Current Information:



The Battle of the Somme (July-November, 1916)

By the beginning of October, 1916,  the Battle of the Somme had been raging for three months. Thousands of men had already been killed or wounded or were simply missing, never to be seen again and and just a few square miles of the French countryside, all in the southern part of the battlefield, had been captured from the enemy. Mistakes had been made by the various commanders and would be continued to be made but there was no turning back as the British, Australians, South Africans, New Zealanders and Canadians carried on battering away at the German defences in the hope of a breakthrough, So it continued all the way through to November with nearly every battalion and division then in France being drawn into it at some stage. In the end the German trenches had been pushed back a few more miles along most of the line but the cost in lives had been staggering. By the end of the fighting in November, 1916, British Army casualties numbered over 400,000, killed, wounded and missing.

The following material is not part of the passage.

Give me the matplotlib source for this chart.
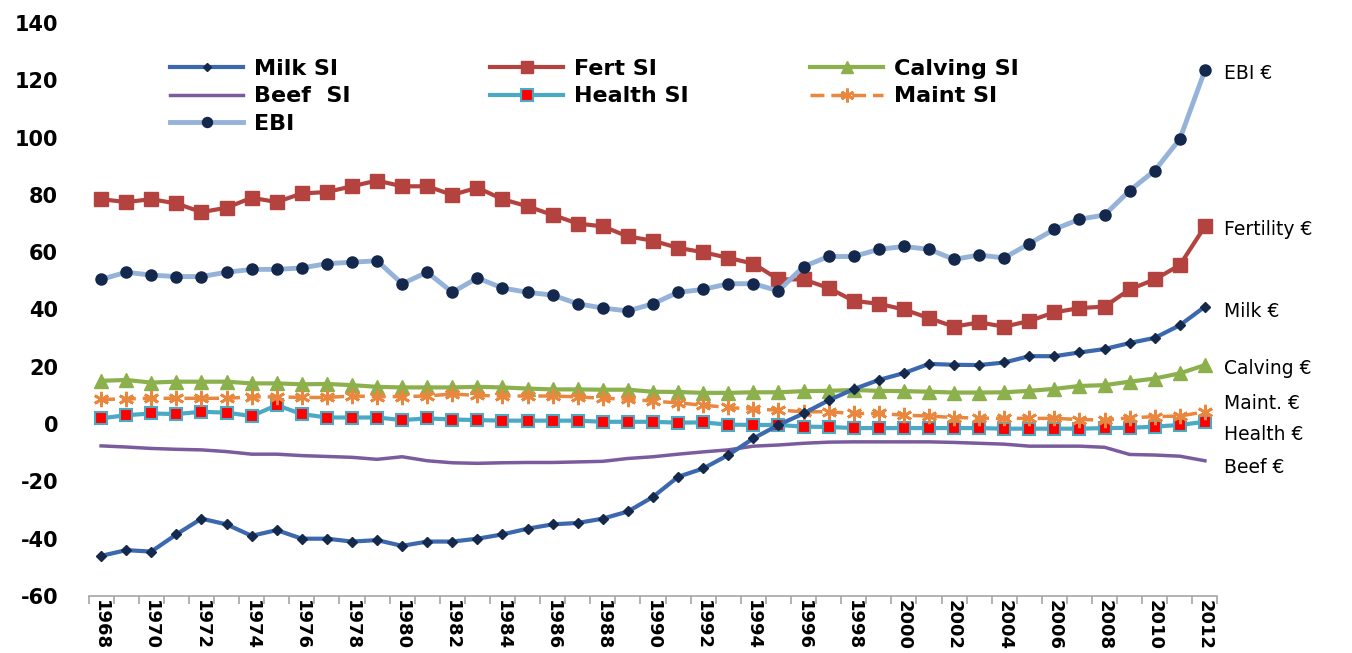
import matplotlib
matplotlib.use("Agg")
import matplotlib.pyplot as plt
import numpy as np

plt.rcParams['axes.unicode_minus'] = False

# Irish EBI sub-index trends, 1968-2012
years = list(range(1968, 2013))

milk_si = [-46, -44, -44.5, -38.5, -33, -35, -39, -37, -40, -40,
           -41, -40.5, -42.5, -41, -41, -40, -38.5, -36.5, -35, -34.5,
           -33, -30.5, -25.4, -18.4, -15.5, -10.8, -5, -0.3, 3.7, 8.3,
           12.2, 15.4, 17.8, 21, 20.7, 20.6, 21.5, 23.7, 23.7, 25,
           26.2, 28.3, 30.1, 34.5, 41]
fert_si = [78.5, 77.5, 78.5, 77, 74, 75.5, 79, 77.5, 80.5, 81,
           83, 85, 83, 83, 80, 82.5, 78.5, 76, 73, 70,
           69, 65.5, 64, 61.5, 60, 58, 56, 50.5, 50.5, 47.5,
           43, 42, 40, 37, 34, 35.5, 34, 36, 39, 40.5,
           41, 47, 50.5, 55.5, 69]
calving_si = [15.1, 15.4, 14.5, 14.8, 14.8, 14.8, 14.2, 14.2, 13.9, 14,
              13.6, 13, 12.8, 12.8, 12.8, 13, 12.8, 12.4, 12.1, 12.1,
              12, 12, 11.3, 11.2, 10.9, 10.9, 11.1, 11.1, 11.5, 11.6,
              11.9, 11.6, 11.5, 11.3, 11, 11, 11.1, 11.6, 12.3, 13.3,
              13.6, 14.8, 15.9, 17.7, 20.6]
beef_si = [-7.6, -8, -8.5, -8.8, -9, -9.6, -10.5, -10.5, -11, -11.3,
           -11.6, -12.3, -11.4, -12.8, -13.5, -13.7, -13.5, -13.4, -13.4, -13.2,
           -13, -12, -11.4, -10.5, -9.7, -9, -7.7, -7.3, -6.7, -6.3,
           -6.2, -6.2, -6.2, -6.2, -6.4, -6.7, -7, -7.7, -7.7, -7.7,
           -8.1, -10.6, -10.8, -11.2, -12.8]
health_si = [2, 3.1, 3.7, 3.5, 4.3, 4, 2.8, 6.6, 3.5, 2.3,
             2.3, 2.3, 1.4, 2, 1.6, 1.4, 1.2, 1.2, 1.2, 1.2,
             0.8, 0.8, 0.8, 0.5, 0.6, -0.2, -0.3, -0.3, -0.9, -1,
             -1.4, -1.4, -1.4, -1.4, -1.4, -1.4, -1.6, -1.6, -1.6, -1.6,
             -1.4, -1.3, -0.9, -0.3, 0.8]
maint_si = [8.6, 8.8, 9, 9, 9, 9, 9.5, 9.5, 9.3, 9.3,
            9.8, 9.6, 9.6, 9.8, 10.5, 10, 9.8, 9.8, 9.8, 9.5,
            9, 8.7, 8, 7.4, 6.6, 5.8, 5.2, 4.9, 4.3, 4.3,
            3.7, 3.7, 3.1, 2.8, 2.3, 2.1, 2, 2, 2, 1.6,
            1.4, 2.2, 2.6, 2.8, 4.3]
ebi = [50.5, 53, 52, 51.5, 51.5, 53, 54, 54, 54.5, 56,
       56.5, 57, 49, 53, 46, 51, 47.5, 46, 45, 42,
       40.5, 39.5, 42, 46, 47, 49, 49, 46.5, 55, 58.5,
       58.5, 61, 62, 61, 57.5, 59, 58, 63, 68, 71.5,
       73, 81.5, 88.5, 99.5, 123.5]

end_labels = ["EBI €", "Fertility €", "Milk €", "Calving €", "Maint. €", "Health €", "Beef €"]
end_label_y = [122.5, 68, 39.4, 19.5, 7.3, -3.8, -15]

fig = plt.figure(figsize=(13.52, 6.53), dpi=100)
ax = fig.add_axes([0.0655, 0.0873, 0.835, 0.8775])

l_milk, = ax.plot(years, milk_si, color='#3B68AE', lw=3, marker='D', ms=5,
                  mfc='#15294D', mec='#15294D', label='Milk SI', zorder=5)
l_fert, = ax.plot(years, fert_si, color='#B4423F', lw=3, marker='s', ms=10,
                  label='Fert SI', zorder=4)
l_calv, = ax.plot(years, calving_si, color='#8CB04C', lw=3, marker='^', ms=10,
                  label='Calving SI', zorder=4)
l_beef, = ax.plot(years, beef_si, color='#7A5C9E', lw=2.5, label='Beef  SI', zorder=3)
l_health, = ax.plot(years, health_si, color='#4BA9C3', lw=3, marker='s', ms=9,
                    mfc='#FF0000', mec='#4BA9C3', mew=1.5, label='Health SI', zorder=4)
l_maint, = ax.plot(years, maint_si, color='#E8873D', lw=2.5, ls=(0, (4, 2)),
                   marker=(6, 2, 0), ms=11, mew=2, label='Maint SI', zorder=4)
l_ebi, = ax.plot(years, ebi, color='#95B2D8', lw=3.5, marker='o', ms=8,
                 mfc='#14284D', mec='#14284D', label='EBI', zorder=4)

for txt, yv in zip(end_labels, end_label_y):
    ax.text(2012.75, yv, txt, fontsize=13.5, va='center', ha='left', clip_on=False)

ax.set_xlim(1967.5, 2012.5)
ax.set_ylim(-60, 140)
ax.set_yticks(np.arange(-60, 141, 20))
ax.set_xticks(years[::2])
ax.set_xticks(np.arange(1967.5, 2013, 1), minor=True)
ax.tick_params(axis='x', which='major', length=0, labelsize=13, labelrotation=270, pad=3)
ax.tick_params(axis='x', which='minor', length=6, color='#A6A6A6', width=1.2)
ax.tick_params(axis='y', length=0, labelsize=15, pad=22)
for lab in ax.get_xticklabels() + ax.get_yticklabels():
    lab.set_fontweight('bold')

for side in ['top', 'right', 'left']:
    ax.spines[side].set_visible(False)
ax.spines['bottom'].set_color('#A6A6A6')
ax.spines['bottom'].set_linewidth(1.2)

# legend in three columns, each drawn as its own legend to get even spacing
cols = [[l_milk, l_beef, l_ebi], [l_fert, l_health], [l_calv, l_maint]]
col_x = [170, 490, 810]
for handles, xpx in zip(cols, col_x):
    leg = fig.legend(handles=handles, loc='upper left',
                     bbox_to_anchor=(xpx / 1352, 1 - 59 / 653),
                     frameon=False, borderpad=0, borderaxespad=0,
                     handlelength=3.3, handletextpad=0.5, labelspacing=0.33,
                     prop={'weight': 'bold', 'size': 16}, markerscale=0.9)

fig.savefig("out.png", dpi=100)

The Battle of Transloy Ridge

On 1st October, 1916, a new offensive was begun by the British Army. The Battle of Transloy Ridge was the last major operation fought during the battle of the Somme and it continued throughout the first three weeks of the month until the terrible conditions of rain, mud and cold coupled with the sheer exhaustion of the troops, brought things to a standstill. The aim had been to push the enemy further back to the next ridge of higher ground running between Le Transloy and Warlencourt. It was a very hard fight, progress was painfully slow, the casualty figure was shockingly high and the final objective was not achieved despite the best efforts of the attacking divisions. Three factors worked against its success. The first was the weather. It was simply awful. The second was the miles of war torn terrain which soon became a quagmire over which troops, guns, ammunition and all the other supplies had to cross to reach the front and keep the momentum of the offensive going. For the Germans, falling back on their own supply lines across relatively unscathed ground, this was not such a problem. The third factor was the new methods of defence employed by the enemy. They defended in depth without a well defined front line but instead setting up machine-gun nests in shell holes and other strategically important sites where just a few men could hold up an entire battalion. And of course, the German artillery had the whole area covered.

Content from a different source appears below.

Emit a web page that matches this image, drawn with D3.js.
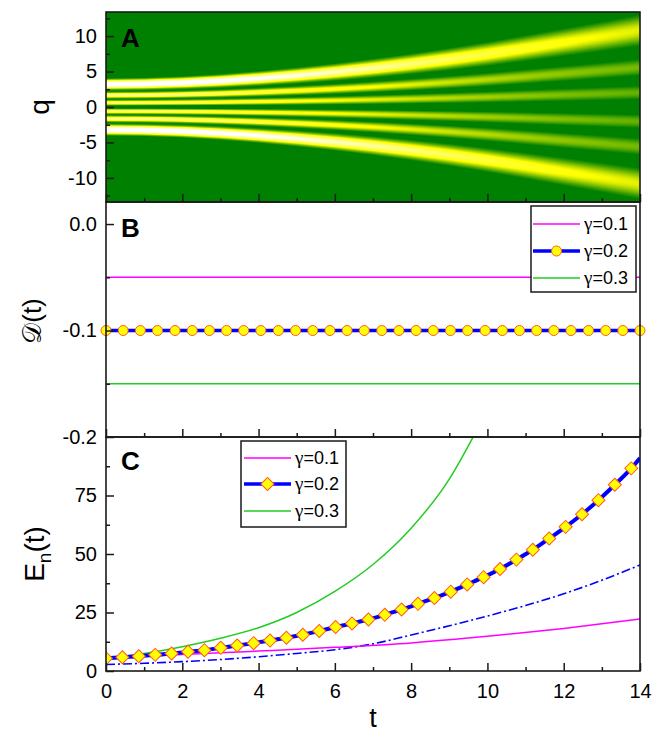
<!DOCTYPE html>
<html>
<head>
<meta charset="utf-8">
<script src="https://cdn.jsdelivr.net/npm/d3@7"></script>
<style>
  body { margin: 0; background: #fff; }
  svg text { font-family: "Liberation Sans", Arial, sans-serif; fill: #000; }
</style>
</head>
<body>
<div id="chart"></div>
<script>
// SVG area
var svgWidth = 653;
var svgHeight = 734;

// plot area shared by the three panels
var margin = { top: 12, right: 13, bottom: 63, left: 106 };
var width = svgWidth - margin.left - margin.right;

var panelA = { top: 12, bottom: 202 };
var panelB = { top: 202, bottom: 437 };
var panelC = { top: 437, bottom: 671 };

// ---- data ----
// panel A: bright lobes of the density at t = 0 and how much the pattern has spread later on
var lobeQ = [-3.2, -1.65, -0.6, 0.6, 1.65, 3.2];
var lobeWidth = [0.6, 0.38, 0.33, 0.33, 0.38, 0.6];
var lobePeak = [1.15, 0.75, 0.7, 0.7, 0.75, 1.15];
var spreadT = [0, 1, 2, 3, 4, 5, 6, 7, 8, 9, 10, 11, 12, 13, 14];
var spreadFactor = [1.0, 1.02, 1.07, 1.15, 1.26, 1.39, 1.54, 1.71, 1.9, 2.11, 2.34, 2.59, 2.85, 3.11, 3.38];

// panel B
var gammaValues = ["0.1", "0.2", "0.3"];
var dValues = [-0.05, -0.1, -0.15];
var circleT = [0, 0.45, 0.90, 1.35, 1.81, 2.26, 2.71, 3.16, 3.61, 4.06, 4.52, 4.97, 5.42, 5.87, 6.32, 6.77,
  7.23, 7.68, 8.13, 8.58, 9.03, 9.48, 9.94, 10.39, 10.84, 11.29, 11.74, 12.19, 12.65, 13.10, 13.55, 14];

// panel C
var magentaT = [0, 2, 4, 6, 8, 10, 12, 14];
var magentaE = [5.4, 7.0, 8.5, 10.1, 12.0, 14.8, 18.2, 22.2];
var greenT = [0, 1, 2, 3, 4, 5, 6, 7, 8, 9, 9.7];
var greenE = [5.4, 7.5, 10.4, 14, 18.5, 25, 34, 45.5, 61, 82, 102.3];
var diamondT = [0, 0.43, 0.86, 1.29, 1.72, 2.15, 2.58, 3.01, 3.44, 3.87, 4.30, 4.73, 5.16, 5.59, 6.02, 6.45,
  6.88, 7.31, 7.75, 8.18, 8.61, 9.04, 9.47, 9.90, 10.33, 10.76, 11.19, 11.62, 12.05, 12.48, 12.91, 13.34, 13.77];
var diamondE = [5.4, 5.9, 6.3, 6.9, 7.5, 8.2, 8.9, 9.9, 10.9, 11.9, 13.0, 14.2, 15.5, 17.1, 18.8, 20.3,
  22.0, 24.0, 26.3, 28.7, 31.2, 33.9, 37.0, 40.1, 43.6, 47.6, 51.8, 56.6, 61.6, 67.0, 73.0, 79.6, 86.6];
var blueEndT = 14, blueEndE = 91;
var dashT = [0, 1, 2, 3, 4, 5, 6, 7, 8, 9, 10, 11, 12, 13, 14];
var dashE = [2.8, 3.3, 4.0, 4.9, 6.1, 7.5, 9.1, 11.6, 15.4, 19.3, 23.5, 28.0, 33.0, 38.8, 45.3];

var tMajor = [0, 2, 4, 6, 8, 10, 12, 14];
var tMinor = [1, 3, 5, 7, 9, 11, 13];

var svg = d3.select("#chart").append("svg")
  .attr("width", svgWidth)
  .attr("height", svgHeight);

// scales
var x = d3.scaleLinear().domain([0, 14]).range([margin.left, margin.left + width]);
var yA = d3.scaleLinear().domain([-13.4, 13.4]).range([panelA.bottom, panelA.top]);
var yB = d3.scaleLinear().domain([-0.2, 0.0207]).range([panelB.bottom, panelB.top]);
var yC = d3.scaleLinear().domain([0, 100]).range([panelC.bottom, panelC.top]);

// ---------- panel A heatmap (drawn into a canvas, placed as an image) ----------
var hA = panelA.bottom - panelA.top;
var canvas = document.createElement("canvas");
canvas.width = width;
canvas.height = hA;
var ctx = canvas.getContext("2d");
var img = ctx.createImageData(width, hA);
var spread = d3.scaleLinear().domain(spreadT).range(spreadFactor);
var color = d3.scaleLinear().domain([0.14, 0.5, 0.95])
  .range(["#008000", "#ffff00", "#ffffff"]).clamp(true);
// lookup table for the colour map
var lut = d3.range(256).map(function (k) { return d3.rgb(color(k / 255 * 1.2)); });

for (var i = 0; i < width; i++) {
  var t = x.invert(margin.left + i + 0.5);
  var s = spread(t);
  var norm = Math.pow(s, 0.75);
  for (var j = 0; j < hA; j++) {
    var q = yA.invert(panelA.top + j + 0.5);
    var v = 0;
    for (var k = 0; k < lobeQ.length; k++) {
      var d = (q - s * lobeQ[k]) / (s * lobeWidth[k]);
      v += lobePeak[k] * Math.exp(-d * d);
    }
    v = v / norm;
    var c = lut[Math.max(0, Math.min(255, Math.round(v / 1.2 * 255)))];
    var p = (j * width + i) * 4;
    img.data[p] = c.r; img.data[p + 1] = c.g; img.data[p + 2] = c.b; img.data[p + 3] = 255;
  }
}
ctx.putImageData(img, 0, 0);

svg.append("image")
  .attr("x", margin.left).attr("y", panelA.top)
  .attr("width", width).attr("height", hA)
  .attr("preserveAspectRatio", "none")
  .attr("href", canvas.toDataURL());

// clip for panel C curves
svg.append("clipPath").attr("id", "clipC")
  .append("rect")
  .attr("x", margin.left).attr("y", panelC.top)
  .attr("width", width).attr("height", panelC.bottom - panelC.top);

// ---------- panel B ----------
var bColors = ["#ff00ff", "#0000ff", "#22cc22"];
var bWidths = [1.5, 3.5, 1.5];

dValues.forEach(function (v, idx) {
  svg.append("line")
    .attr("x1", x(0)).attr("x2", x(14))
    .attr("y1", yB(v)).attr("y2", yB(v))
    .attr("stroke", bColors[idx])
    .attr("stroke-width", bWidths[idx]);
});

svg.append("g").selectAll("circle")
  .data(circleT)
  .enter()
  .append("circle")
  .attr("cx", d => x(d))
  .attr("cy", yB(dValues[1]))
  .attr("r", 5)
  .attr("fill", "#ffff00")
  .attr("stroke", "#ff5a1e")
  .attr("stroke-width", 1);

// ---------- panel C ----------
var lineC = d3.line().x(d => x(d[0])).y(d => yC(d[1])).curve(d3.curveMonotoneX);
var curvesC = svg.append("g").attr("clip-path", "url(#clipC)");

curvesC.append("path")
  .datum(dashT.map((t, n) => [t, dashE[n]]))
  .attr("d", lineC)
  .attr("fill", "none")
  .attr("stroke", "#0000ff")
  .attr("stroke-width", 1.6)
  .attr("stroke-dasharray", "9,3,2,3");

curvesC.append("path")
  .datum(magentaT.map((t, n) => [t, magentaE[n]]))
  .attr("d", lineC)
  .attr("fill", "none")
  .attr("stroke", "#ff00ff")
  .attr("stroke-width", 1.5);

curvesC.append("path")
  .datum(greenT.map((t, n) => [t, greenE[n]]))
  .attr("d", lineC)
  .attr("fill", "none")
  .attr("stroke", "#22cc22")
  .attr("stroke-width", 1.5);

var bluePts = diamondT.map((t, n) => [t, diamondE[n]]).concat([[blueEndT, blueEndE]]);
curvesC.append("path")
  .datum(bluePts)
  .attr("d", lineC)
  .attr("fill", "none")
  .attr("stroke", "#0000ff")
  .attr("stroke-width", 4);

var diamond = d3.symbol().type(d3.symbolSquare).size(85);
curvesC.append("g").selectAll("path")
  .data(diamondT.map((t, n) => [t, diamondE[n]]))
  .enter()
  .append("path")
  .attr("d", diamond)
  .attr("transform", d => `translate(${x(d[0])},${yC(d[1])}) rotate(45)`)
  .attr("fill", "#ffff00")
  .attr("stroke", "#ff5a1e")
  .attr("stroke-width", 1);

// ---------- frames and axes ----------
[panelA, panelB, panelC].forEach(function (p) {
  svg.append("rect")
    .attr("x", margin.left).attr("y", p.top)
    .attr("width", width).attr("height", p.bottom - p.top)
    .attr("fill", "none")
    .attr("stroke", "#1a1a1a")
    .attr("stroke-width", 1.6);
});

function styleAxis(g) {
  g.select(".domain").remove();
  g.selectAll("line").attr("stroke", "#1a1a1a").attr("stroke-width", 1.5);
  g.selectAll("text")
    .attr("font-size", 20)
    .attr("font-family", '"Liberation Sans", Arial, sans-serif')
    .attr("fill", "#000");
}

function addYAxis(scale, major, minor, fmt) {
  svg.append("g")
    .attr("transform", `translate(${margin.left},0)`)
    .call(d3.axisLeft(scale).tickValues(minor).tickSize(-4).tickFormat(""))
    .call(styleAxis);
  svg.append("g")
    .attr("transform", `translate(${margin.left},0)`)
    .call(d3.axisLeft(scale).tickValues(major).tickSize(-8).tickPadding(9).tickFormat(fmt))
    .call(styleAxis);
}

function addXAxis(yPos, labelled) {
  svg.append("g")
    .attr("transform", `translate(0,${yPos})`)
    .call(d3.axisBottom(x).tickValues(tMinor).tickSize(-4).tickFormat(""))
    .call(styleAxis);
  svg.append("g")
    .attr("transform", `translate(0,${yPos})`)
    .call(d3.axisBottom(x).tickValues(tMajor).tickSize(-8).tickPadding(12.5)
      .tickFormat(labelled ? (d => String(d)) : ""))
    .call(styleAxis);
}

addYAxis(yA, [-10, -5, 0, 5, 10], [-12.5, -7.5, -2.5, 2.5, 7.5, 12.5], d => String(d));
addYAxis(yB, [-0.2, -0.1, 0], [-0.15, -0.05], d => d.toFixed(1));
addYAxis(yC, [0, 25, 50, 75], [12.5, 37.5, 62.5, 87.5], d => String(d));

addXAxis(panelA.bottom, false);
addXAxis(panelB.bottom, false);
addXAxis(panelC.bottom, true);

// panel letters
[["A", 47], ["B", 237], ["C", 470]].forEach(function (l) {
  svg.append("text")
    .attr("x", 121).attr("y", l[1])
    .attr("font-size", 26)
    .attr("font-weight", "bold")
    .text(l[0]);
});

// axis titles
svg.append("text")
  .attr("transform", "translate(49,107) rotate(-90)")
  .attr("text-anchor", "middle")
  .attr("font-size", 28)
  .text("q");

svg.append("text")
  .attr("transform", "translate(41,321) rotate(-90)")
  .attr("text-anchor", "middle")
  .attr("font-size", 26)
  .text("𝒟(t)");

var eTitle = svg.append("text")
  .attr("transform", "translate(44,554) rotate(-90)")
  .attr("text-anchor", "middle")
  .attr("font-size", 28);
eTitle.append("tspan").text("E");
eTitle.append("tspan").attr("font-size", 19).attr("dy", 7).text("n");
eTitle.append("tspan").attr("dy", -7).text("(t)");

svg.append("text")
  .attr("x", x(7)).attr("y", 727)
  .attr("text-anchor", "middle")
  .attr("font-size", 27)
  .text("t");

// ---------- legends ----------
function addLegend(box, rowY, lineX, textX, marker) {
  svg.append("rect")
    .attr("x", box[0]).attr("y", box[1])
    .attr("width", box[2]).attr("height", box[3])
    .attr("fill", "#fff")
    .attr("stroke", "#1a1a1a")
    .attr("stroke-width", 1.5);
  var cols = ["#ff00ff", "#0000ff", "#22cc22"];
  var widths = [1.5, 3.5, 1.5];
  gammaValues.forEach(function (val, idx) {
    svg.append("line")
      .attr("x1", lineX[0]).attr("x2", lineX[1])
      .attr("y1", rowY[idx]).attr("y2", rowY[idx])
      .attr("stroke", cols[idx])
      .attr("stroke-width", widths[idx]);
    var lab = svg.append("text")
      .attr("x", textX).attr("y", rowY[idx])
      .attr("dy", "0.36em")
      .attr("font-size", 18);
    lab.append("tspan")
      .style("font-family", '"Liberation Serif", "Times New Roman", serif')
      .attr("font-size", 19)
      .text("γ");
    lab.append("tspan").text("=" + val);
  });
  var mx = (lineX[0] + lineX[1]) / 2;
  if (marker == "circle") {
    svg.append("circle")
      .attr("cx", mx).attr("cy", rowY[1]).attr("r", 5)
      .attr("fill", "#ffff00").attr("stroke", "#ff5a1e");
  } else {
    svg.append("path")
      .attr("d", diamond)
      .attr("transform", `translate(${mx},${rowY[1]}) rotate(45)`)
      .attr("fill", "#ffff00").attr("stroke", "#ff5a1e");
  }
}

addLegend([531, 206, 105, 86], [224, 251, 278], [533, 580], 584, "circle");
addLegend([241, 441, 105, 86], [458, 484, 511], [244, 291], 295, "diamond");
</script>
</body>
</html>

On 7th October, 1916, the second stage of the offensive, which had been delayed by the bad weather, was launched and both London divisions, 56th Division and 47th Division were fully involved. 140 Brigade of 47th Division attacked from their positions just to the north of Eaucourt l’Abbaye towards the Butte de Warlencourt, an ancient burial mound near to the village of Le Sars but met such fierce machine-gun fire that they were unable to even reach their first objective, Snag Trench.

The 21st London and 22nd London battalions of 142 Brigade were in support for this failed operation but in light of the lack of progress made they were not called upon. Their turn to face the machine-guns came on the following day, 8th October. Overnight they moved up to relieve 140 Brigade in the Eaucourt l’Abbaye trenches for their attack at 9pm. At first the plan was to have no preliminary artillery barrage at all and perhaps it would have been best to have stuck to that because in the end it was the hastily arranged one minute creeping barrage that alerted the enemy that something was up and prompted them to pour machine-gun and rifle fire across no-man’s land into the ranks of the two London battalions as they advanced behind this artillery screen. On the right, 21st London were also hit by enfilade (flanking) fire and their progress came to a complete halt Those still able to dug in and formed an outpost line. 22nd London fared a little better and were able to occupy parts of their objective, Snag Trench but they were not however able to hold on to this and eventually fell back to their original lines and a few outposts. In the end very little had been achieved other than the deaths of scores of young men with many more wounded. One of those who lost his life was Leonard Crutchfield of 22nd London.